An efficient virus-induced gene silencing (VIGS) system for functional genomics in Brassicas using a cabbage leaf curl virus (CaLCuV)-based vector

Background: Virus-induced gene silencing (VIGS), a posttranscriptional gene silencing method, represents an effective technology for the analysis gene functions in plants. However, no VIGS vectors are available for Brassica oleracea till now. The gene silencing vectors TRV, pTYs and CaLCuV were chose to improve the VIGS system in cabbage, using phytoene desaturase (PDS) gene as an efficient visual indicator for VIGS.Results: We successfully silenced the expression of PDS and observed the photobleaching phenomenon in cabbage by pTYs and CaLCuV, with the latter displaying higher efficiency and lower cost. Then, the factors potentially affecting the silencing efficiency of VIGS by CaLCuV in cabbage, including targeting fragment strategy, inoculation method and incubation temperature, were compared.
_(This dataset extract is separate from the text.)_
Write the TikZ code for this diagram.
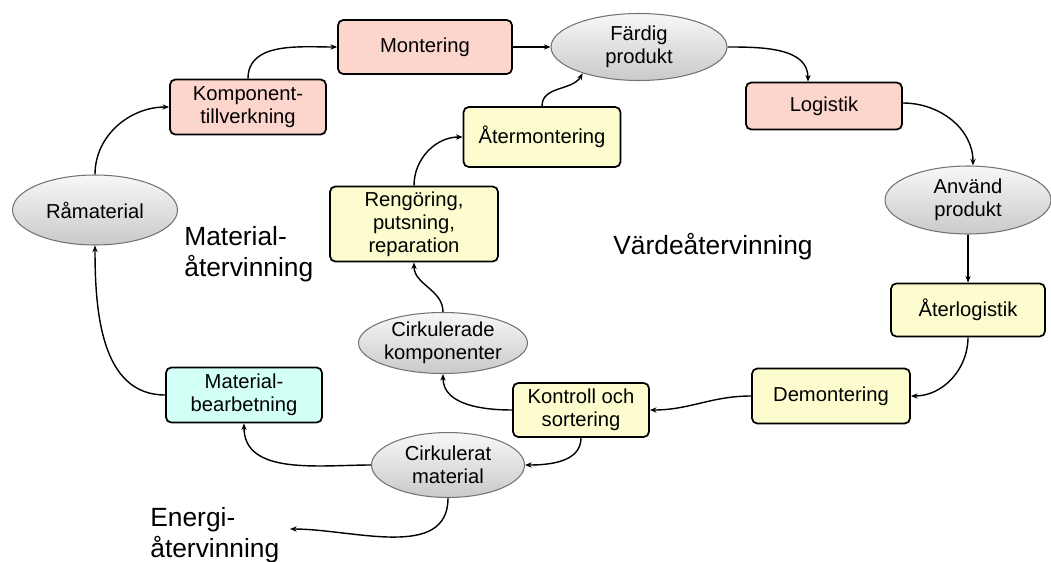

The optimized CaLCuV-based VIGS system is as follows: approximately 500 bp insert sequence, Agrobacterium OD600=1.0, vacuum osmosis method at the bud stage, and the incubation temperature of 22 °C, through which we achieved a stable silencing efficiency of 65%. To further test the effectiveness of the system, we selected two other genes in cabbage including Mg-chelataseH subunit (ChlH) and lobed-leaf 1 (LL1) to knock down their expression, and we observed the expected yellow or lobed leaves. In addition, we successfully applied the CaLCuV-based VIGS system in two other representative Brassica crops including B. rapa and B. nigra and thus expanded its application scope.Conclusion: These results demonstrate that CaLCuV-based VIGS effectively work in cabbage and can be used for analyzing gene function. Our VIGS system described here will contribute to efficient functional genomics research in Brassica crops.